Let us generate the message passing example. As a starting point, if you do:
~/bin/diyone7 -arch AArch64 "PodWW Rfe PodRR Fre"
You get the message passing example of the previous blog post on your terminal:
AArch64 A "PodWW Rfe PodRR Fre" Generator=diyonedev (version 7.51+4(dev)) Prefetch=0:x=F,0:y=W,1:y=F,1:x=R Com=Rf Fr Orig=PodWW Rfe PodRR Fre { 0:X1=x; 0:X3=y; 1:X1=y; 1:X3=x; } P0 | P1 ; MOV W0,#1 | LDR W0,[X1] ; STR W0,[X1] | LDR W2,[X3] ; MOV W2,#1 | ; STR W2,[X3] | ; exists (1:X0=1 /\ 1:X2=0)
You can name the test as you would like using a command-line option, for example:
~/bin/diyone7 -arch AArch64 "PodWW Rfe PodRR Fre" -name mp
This will not display the test on your terminal, but rather it will create a file called "mp.litmus".
The tool understands the input "PodWW Rfe PodRR Fre" as a cycle of semantics relations (the ones that are displayed in the execution figures in the previous blog). More precisely, the tool takes the input string as a directed path between memory events, which ends up cycling back to its initial event. Let me explain this a bit:
Recall from the previous blog that a read R is in from-read before a write W if there exists a write W’ such that: 1. R reads-from W’ and 2. W’ is in coherence order before W, that is, hit the memory before W. In other words, R is in from-read before all the writes W that overwrite the value read by R, which comes from W’.
Figure 1
So, the tool starts by reading PodWW and builds a first thread P0 which has two stores to different locations.
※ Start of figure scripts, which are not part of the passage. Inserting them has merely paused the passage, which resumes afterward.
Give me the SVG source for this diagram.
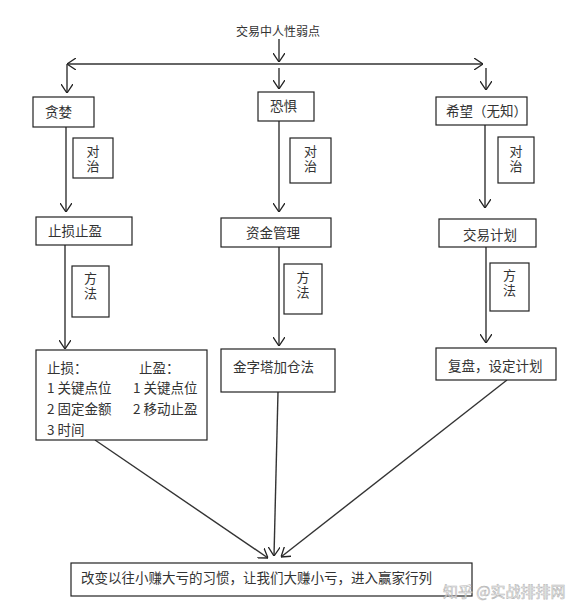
<svg xmlns="http://www.w3.org/2000/svg" width="572" height="616" viewBox="0 0 572 616">
<defs>
<marker id="chev" viewBox="0 0 9 12" refX="9" refY="6" markerWidth="9" markerHeight="12" markerUnits="userSpaceOnUse" orient="auto-start-reverse">
<path d="M0,0 L9,6 L0,12" fill="none" stroke="#222" stroke-width="1.3"/>
</marker>
</defs>
<style>
.box{fill:#fff;stroke:#222;stroke-width:1.2}
.t{font-family:"Noto Sans CJK SC","Noto Sans",sans-serif;font-size:13.5px;fill:#333}
.v{font-size:13px;writing-mode:vertical-rl;text-anchor:middle;letter-spacing:2px}
.tc{text-anchor:middle}
.ln{fill:none;stroke:#333;stroke-width:1.4}
.ar{fill:none;stroke:#333;stroke-width:1.4;marker-end:url(#chev)}
</style>
<rect width="572" height="616" fill="#fff"/>
<g id="title"><text class="t" x="236" y="35.5" style="font-size:12px">交易中人性弱点</text></g>
<g id="connectors">
<line class="ar" x1="279" y1="39" x2="279" y2="62"/>
<line class="ln" x1="67" y1="64" x2="483" y2="64" style="marker-start:url(#chev);marker-end:url(#chev)"/>
<line class="ar" x1="67" y1="64" x2="67" y2="93"/>
<line class="ar" x1="279" y1="68" x2="279" y2="89"/>
<line class="ar" x1="486" y1="68" x2="486" y2="90"/>
<line class="ar" x1="66" y1="127" x2="66" y2="212"/>
<line class="ar" x1="279" y1="121" x2="279" y2="212"/>
<line class="ar" x1="485" y1="125" x2="485" y2="208"/>
<line class="ar" x1="65" y1="245" x2="65" y2="349"/>
<line class="ar" x1="279" y1="247" x2="279" y2="346"/>
<line class="ar" x1="486" y1="247" x2="486" y2="343"/>
<line class="ar" x1="95" y1="440" x2="268" y2="558"/>
<line class="ar" x1="278" y1="392" x2="274" y2="556"/>
<line class="ar" x1="507" y1="380" x2="281" y2="557"/>
</g>
<g id="n-greed"><rect class="box" x="33" y="97" width="61" height="30"/><text class="t" x="45" y="117">贪婪</text></g>
<g id="n-fear"><rect class="box" x="258" y="92" width="56" height="29"/><text class="t" x="270" y="111">恐惧</text></g>
<g id="n-hope"><rect class="box" x="436" y="97" width="91" height="28"/><text class="t" x="446" y="116">希望（无知）</text></g>
<g id="l-dz1"><rect class="box" x="73" y="138" width="40" height="40"/><text class="t v" x="93" y="160">对治</text></g>
<g id="l-dz2"><rect class="box" x="290" y="138" width="41" height="45"/><text class="t v" x="310.5" y="160">对治</text></g>
<g id="l-dz3"><rect class="box" x="498" y="137" width="36" height="46"/><text class="t v" x="516" y="160">对治</text></g>
<g id="n-stop"><rect class="box" x="36" y="217" width="96" height="28"/><text class="t" x="48" y="236">止损止盈</text></g>
<g id="n-money"><rect class="box" x="221" y="218" width="110" height="29"/><text class="t" x="246" y="238">资金管理</text></g>
<g id="n-plan"><rect class="box" x="439" y="219" width="97" height="28"/><text class="t" x="463" y="240">交易计划</text></g>
<g id="l-ff1"><rect class="box" x="72" y="266" width="37" height="51"/><text class="t v" x="90.5" y="287">方法</text></g>
<g id="l-ff2"><rect class="box" x="284" y="264" width="38" height="50"/><text class="t v" x="303" y="286">方法</text></g>
<g id="l-ff3"><rect class="box" x="490" y="263" width="39" height="48"/><text class="t v" x="509.5" y="284">方法</text></g>
<g id="n-methods"><rect class="box" x="36" y="350" width="171" height="90"/>
<text class="t" x="47" y="373">止损：</text><text class="t" x="139" y="373">止盈：</text>
<text class="t" x="47" y="393">1 关键点位</text><text class="t" x="133" y="393">1 关键点位</text>
<text class="t" x="47" y="414">2 固定金额</text><text class="t" x="133" y="414">2 移动止盈</text>
<text class="t" x="47" y="435">3 时间</text></g>
<g id="n-pyramid"><rect class="box" x="221" y="349" width="114" height="43"/><text class="t" x="233" y="372">金字塔加仓法</text></g>
<g id="n-review"><rect class="box" x="436" y="348" width="120" height="32"/><text class="t" x="448" y="371">复盘，设定计划</text></g>
<g id="n-result"><rect class="box" x="71" y="563" width="401" height="33"/><text class="t" x="81" y="583">改变以往小赚大亏的习惯，让我们大赚小亏，进入赢家行列</text></g>
<text x="443" y="597" style="font-family:'Noto Sans CJK SC',sans-serif;font-size:15px;fill:#fff;stroke:#aaa;stroke-width:0.6;opacity:0.85">知乎 @实战排排网</text>
</svg>
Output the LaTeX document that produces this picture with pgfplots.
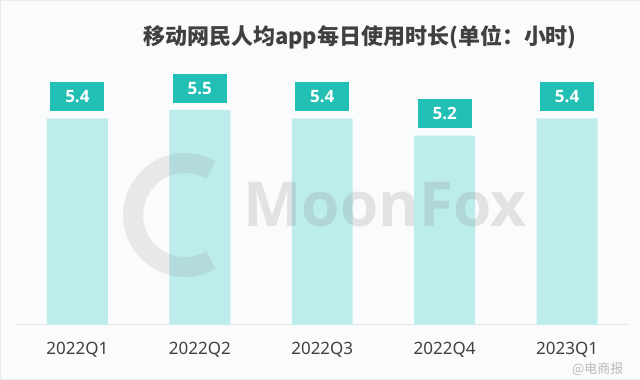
\documentclass[border=0pt]{standalone}
\usepackage{pgfplots}
\pgfplotsset{compat=1.18}
\usepackage{fontspec}
\setmainfont{Noto Sans}
\newfontfamily\cjk{Noto Sans CJK SC}
\newfontfamily\wm{Open Sans}
\definecolor{bg}{HTML}{FAFBFC}
\definecolor{barcol}{HTML}{BDECEC}
\definecolor{boxcol}{HTML}{22BFB5}
\definecolor{txt}{HTML}{404040}
\begin{document}
\begin{tikzpicture}[x=1pt,y=1pt]
\path[fill=bg, draw=black!8] (0,0) rectangle (640,379);
\begin{axis}[
  at={(16pt,54pt)}, anchor=south west,
  width=612.5pt, height=261pt, scale only axis,
  xmin=-0.5, xmax=4.5, ymin=3.0, ymax=6.03,
  axis x line*=bottom, axis y line=none,
  x axis line style={-, draw=black!10, line width=1pt},
  xtick={0,1,2,3,4},
  xticklabels={2022Q1,2022Q2,2022Q3,2022Q4,2023Q1},
  xtick style={draw=none},
  xticklabel style={font=\fontsize{17}{17}\selectfont, text=txt, yshift=-9pt},
  ytick=\empty,
  clip=false,
  ybar, bar width=61pt,
  nodes near coords,
  point meta=y,
  nodes near coords style={/pgf/number format/.cd, fixed, fixed zerofill, precision=1, assume math mode=true, /tikz/.cd,
    fill=boxcol, text=white, font=\wm\bfseries\fontsize{17}{17}\selectfont,
    minimum width=54pt, minimum height=29pt, inner sep=0pt, anchor=south, yshift=7pt},
]
\addplot[fill=barcol, draw=none] coordinates {(0,5.4) (1,5.5) (2,5.4) (3,5.2) (4,5.4)};
\end{axis}
\draw[line width=20pt, gray, opacity=0.15] (185,164) ++(60:52) arc[start angle=60, end angle=300, radius=52];
\node[text=gray, opacity=0.2, font=\wm\bfseries\fontsize{62}{62}\selectfont] at (385,174) {MoonFox};
\node[text=txt, font=\cjk\bfseries\fontsize{22}{22}\selectfont] at (360,342) {移动网民人均app每日使用时长(单位：小时)};
\node[text=gray!55, font=\cjk\fontsize{13}{13}\selectfont] at (598,10) {@电商报};
\end{tikzpicture}
\end{document}
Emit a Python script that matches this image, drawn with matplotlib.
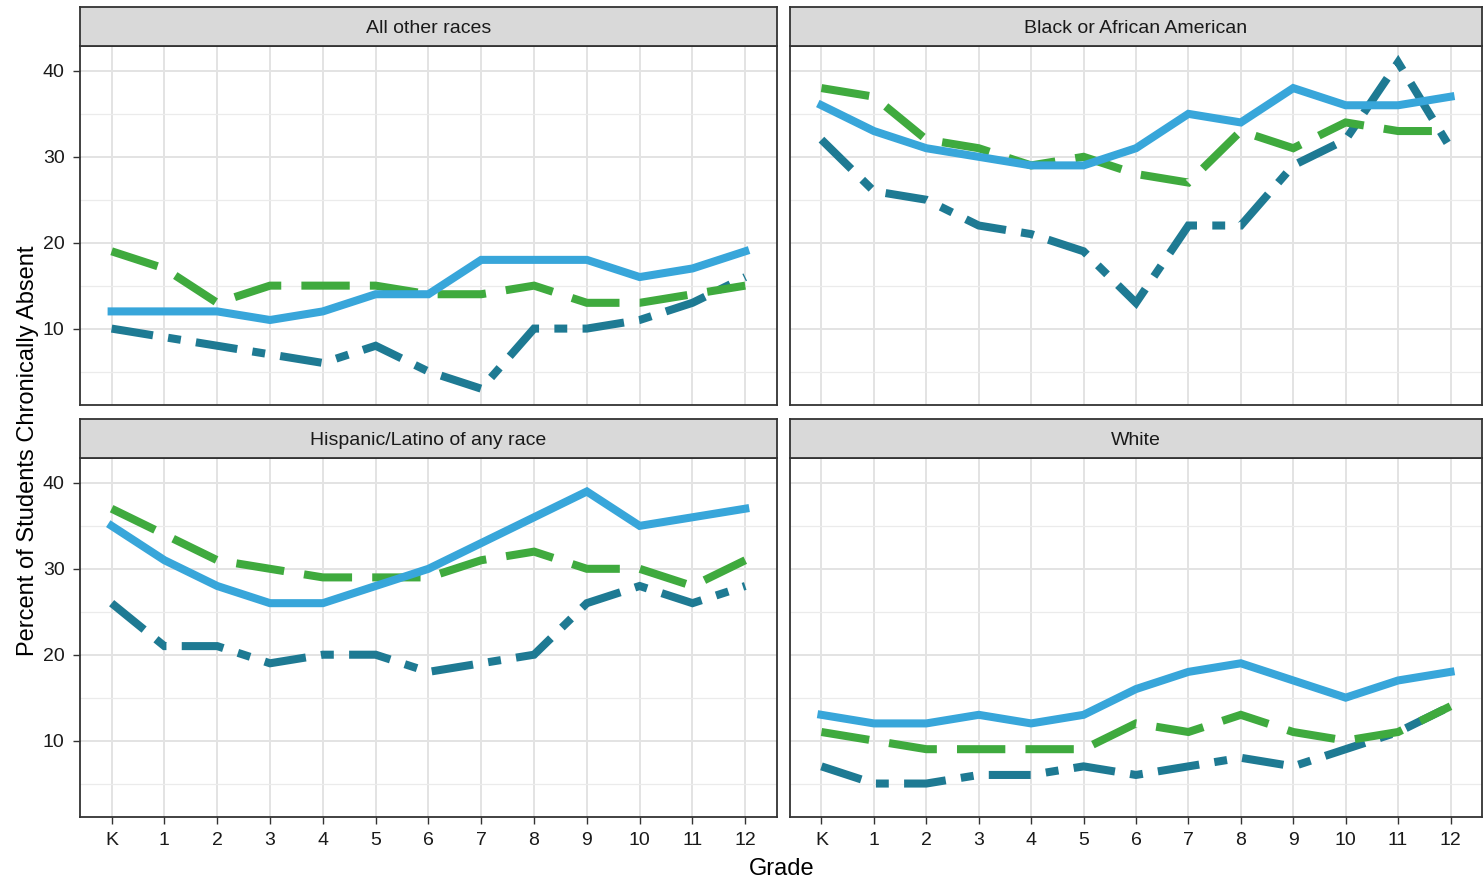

Graphically, this corresponds to:
Figure 2
Then the Rfe indicates that it must create a new thread P1, which starts with a read that will read from the bottom write on P0. Note that this read mandates the final value 1:X0=1. Graphically, this corresponds to:
Figure 3
Then PodRR indicates that the new thread, P1, has to have two reads to different locations. The first one comes from Rfe, and the second one appears at the bottom of P1. Graphically, this corresponds to:
Figure 4
Finally, Fre closes the cycle, and mandates the final value 1:X2=0. Graphically, this corresponds to:
Figure 5
For more details on the input syntax, please see the documentation for the diy tool at http://diy.inria.fr/doc/gen.html.
Now, you might want to generate a test which should not be observed on hardware, for example to test whether that piece of hardware is respecting the architecture. For instance, let us generate the Message Passing example with barriers on each thread, so that the test we obtain is correctly synchronized as per the architecture.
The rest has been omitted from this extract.